Omit all images, then return the remaining material exactly as it stands.

==============================

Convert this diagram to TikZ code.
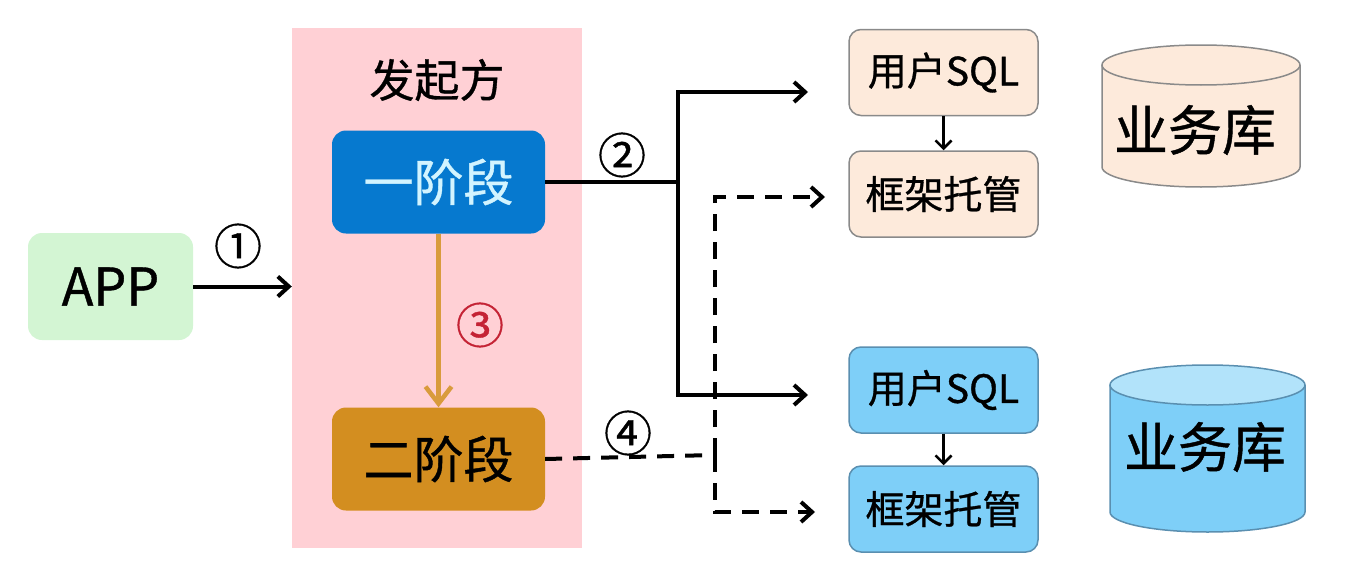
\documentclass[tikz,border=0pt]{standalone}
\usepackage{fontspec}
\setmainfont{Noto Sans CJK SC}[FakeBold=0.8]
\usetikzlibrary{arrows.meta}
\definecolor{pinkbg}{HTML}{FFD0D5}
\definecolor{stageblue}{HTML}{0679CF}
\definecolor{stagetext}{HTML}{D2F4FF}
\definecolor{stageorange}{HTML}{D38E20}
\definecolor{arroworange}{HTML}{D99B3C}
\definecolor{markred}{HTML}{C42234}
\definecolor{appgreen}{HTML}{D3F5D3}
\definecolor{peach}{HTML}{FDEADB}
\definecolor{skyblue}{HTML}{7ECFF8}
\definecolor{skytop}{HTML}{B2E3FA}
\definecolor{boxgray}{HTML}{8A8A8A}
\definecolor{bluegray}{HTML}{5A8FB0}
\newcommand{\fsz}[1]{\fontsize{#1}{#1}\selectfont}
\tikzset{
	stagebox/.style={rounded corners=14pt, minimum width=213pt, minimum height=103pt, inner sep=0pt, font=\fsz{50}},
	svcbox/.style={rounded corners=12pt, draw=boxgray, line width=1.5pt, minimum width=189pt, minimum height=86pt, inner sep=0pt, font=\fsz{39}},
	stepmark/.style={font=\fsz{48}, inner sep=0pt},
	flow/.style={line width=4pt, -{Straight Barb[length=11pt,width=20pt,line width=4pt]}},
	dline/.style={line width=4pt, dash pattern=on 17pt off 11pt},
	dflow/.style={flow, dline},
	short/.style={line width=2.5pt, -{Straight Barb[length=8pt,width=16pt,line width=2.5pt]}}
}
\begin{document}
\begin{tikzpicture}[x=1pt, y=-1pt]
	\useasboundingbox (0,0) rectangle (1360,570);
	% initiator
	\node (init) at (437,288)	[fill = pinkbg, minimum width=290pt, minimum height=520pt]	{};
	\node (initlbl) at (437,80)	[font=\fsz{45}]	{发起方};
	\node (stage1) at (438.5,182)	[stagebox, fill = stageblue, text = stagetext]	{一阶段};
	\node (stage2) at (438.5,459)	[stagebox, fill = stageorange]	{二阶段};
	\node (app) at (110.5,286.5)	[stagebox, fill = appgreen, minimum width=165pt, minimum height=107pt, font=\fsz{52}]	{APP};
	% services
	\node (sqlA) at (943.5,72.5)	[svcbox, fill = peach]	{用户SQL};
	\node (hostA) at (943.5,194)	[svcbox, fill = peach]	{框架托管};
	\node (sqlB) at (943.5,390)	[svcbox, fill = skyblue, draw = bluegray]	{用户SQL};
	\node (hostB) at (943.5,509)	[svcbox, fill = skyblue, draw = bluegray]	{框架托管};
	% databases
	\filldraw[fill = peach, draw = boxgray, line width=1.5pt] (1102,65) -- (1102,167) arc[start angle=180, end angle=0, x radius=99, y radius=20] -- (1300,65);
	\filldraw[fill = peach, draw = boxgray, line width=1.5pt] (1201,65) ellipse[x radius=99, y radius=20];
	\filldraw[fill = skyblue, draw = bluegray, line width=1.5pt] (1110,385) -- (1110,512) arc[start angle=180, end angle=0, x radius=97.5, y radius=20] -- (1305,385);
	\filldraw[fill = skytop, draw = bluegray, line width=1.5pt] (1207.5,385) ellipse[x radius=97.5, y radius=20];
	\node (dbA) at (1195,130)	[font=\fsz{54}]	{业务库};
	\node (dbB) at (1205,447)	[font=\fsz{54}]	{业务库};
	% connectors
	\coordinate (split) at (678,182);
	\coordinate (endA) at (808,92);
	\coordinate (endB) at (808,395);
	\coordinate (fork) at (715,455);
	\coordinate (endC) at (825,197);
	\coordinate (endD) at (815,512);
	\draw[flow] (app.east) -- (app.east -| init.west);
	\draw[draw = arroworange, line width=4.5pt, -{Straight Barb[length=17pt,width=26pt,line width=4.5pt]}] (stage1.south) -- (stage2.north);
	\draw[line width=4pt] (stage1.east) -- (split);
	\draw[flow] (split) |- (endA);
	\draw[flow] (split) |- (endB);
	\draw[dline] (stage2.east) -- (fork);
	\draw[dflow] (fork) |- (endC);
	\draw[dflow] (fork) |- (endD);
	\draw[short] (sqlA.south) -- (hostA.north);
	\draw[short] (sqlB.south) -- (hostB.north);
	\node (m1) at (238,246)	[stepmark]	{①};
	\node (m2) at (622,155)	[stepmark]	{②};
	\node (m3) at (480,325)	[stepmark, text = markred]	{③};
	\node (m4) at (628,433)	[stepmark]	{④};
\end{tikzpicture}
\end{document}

==============================

• Written solution:
Convert this diagram to TikZ code.
\documentclass[tikz,border=0pt]{standalone}
\usepackage{fontspec}
\setmainfont{Noto Sans CJK SC}[FakeBold=0.8]
\usetikzlibrary{arrows.meta}
\definecolor{pinkbg}{HTML}{FFD0D5}
\definecolor{stageblue}{HTML}{0679CF}
\definecolor{stagetext}{HTML}{D2F4FF}
\definecolor{stageorange}{HTML}{D38E20}
\definecolor{arroworange}{HTML}{D99B3C}
\definecolor{markred}{HTML}{C42234}
\definecolor{appgreen}{HTML}{D3F5D3}
\definecolor{peach}{HTML}{FDEADB}
\definecolor{skyblue}{HTML}{7ECFF8}
\definecolor{skytop}{HTML}{B2E3FA}
\definecolor{boxgray}{HTML}{8A8A8A}
\definecolor{bluegray}{HTML}{5A8FB0}
\newcommand{\fsz}[1]{\fontsize{#1}{#1}\selectfont}
\tikzset{
	stagebox/.style={rounded corners=14pt, minimum width=213pt, minimum height=103pt, inner sep=0pt, font=\fsz{50}},
	svcbox/.style={rounded corners=12pt, draw=boxgray, line width=1.5pt, minimum width=189pt, minimum height=86pt, inner sep=0pt, font=\fsz{39}},
	stepmark/.style={font=\fsz{48}, inner sep=0pt},
	flow/.style={line width=4pt, -{Straight Barb[length=11pt,width=20pt,line width=4pt]}},
	dline/.style={line width=4pt, dash pattern=on 17pt off 11pt},
	dflow/.style={flow, dline},
	short/.style={line width=2.5pt, -{Straight Barb[length=8pt,width=16pt,line width=2.5pt]}}
}
\begin{document}
\begin{tikzpicture}[x=1pt, y=-1pt]
	\useasboundingbox (0,0) rectangle (1360,570);
	% initiator
	\node (init) at (437,288)	[fill = pinkbg, minimum width=290pt, minimum height=520pt]	{};
	\node (initlbl) at (437,80)	[font=\fsz{45}]	{发起方};
	\node (stage1) at (438.5,182)	[stagebox, fill = stageblue, text = stagetext]	{一阶段};
	\node (stage2) at (438.5,459)	[stagebox, fill = stageorange]	{二阶段};
	\node (app) at (110.5,286.5)	[stagebox, fill = appgreen, minimum width=165pt, minimum height=107pt, font=\fsz{52}]	{APP};
	% services
	\node (sqlA) at (943.5,72.5)	[svcbox, fill = peach]	{用户SQL};
	\node (hostA) at (943.5,194)	[svcbox, fill = peach]	{框架托管};
	\node (sqlB) at (943.5,390)	[svcbox, fill = skyblue, draw = bluegray]	{用户SQL};
	\node (hostB) at (943.5,509)	[svcbox, fill = skyblue, draw = bluegray]	{框架托管};
	% databases
	\filldraw[fill = peach, draw = boxgray, line width=1.5pt] (1102,65) -- (1102,167) arc[start angle=180, end angle=0, x radius=99, y radius=20] -- (1300,65);
	\filldraw[fill = peach, draw = boxgray, line width=1.5pt] (1201,65) ellipse[x radius=99, y radius=20];
	\filldraw[fill = skyblue, draw = bluegray, line width=1.5pt] (1110,385) -- (1110,512) arc[start angle=180, end angle=0, x radius=97.5, y radius=20] -- (1305,385);
	\filldraw[fill = skytop, draw = bluegray, line width=1.5pt] (1207.5,385) ellipse[x radius=97.5, y radius=20];
	\node (dbA) at (1195,130)	[font=\fsz{54}]	{业务库};
	\node (dbB) at (1205,447)	[font=\fsz{54}]	{业务库};
	% connectors
	\coordinate (split) at (678,182);
	\coordinate (endA) at (808,92);
	\coordinate (endB) at (808,395);
	\coordinate (fork) at (715,455);
	\coordinate (endC) at (825,197);
	\coordinate (endD) at (815,512);
	\draw[flow] (app.east) -- (app.east -| init.west);
	\draw[draw = arroworange, line width=4.5pt, -{Straight Barb[length=17pt,width=26pt,line width=4.5pt]}] (stage1.south) -- (stage2.north);
	\draw[line width=4pt] (stage1.east) -- (split);
	\draw[flow] (split) |- (endA);
	\draw[flow] (split) |- (endB);
	\draw[dline] (stage2.east) -- (fork);
	\draw[dflow] (fork) |- (endC);
	\draw[dflow] (fork) |- (endD);
	\draw[short] (sqlA.south) -- (hostA.north);
	\draw[short] (sqlB.south) -- (hostB.north);
	\node (m1) at (238,246)	[stepmark]	{①};
	\node (m2) at (622,155)	[stepmark]	{②};
	\node (m3) at (480,325)	[stepmark, text = markred]	{③};
	\node (m4) at (628,433)	[stepmark]	{④};
\end{tikzpicture}
\end{document}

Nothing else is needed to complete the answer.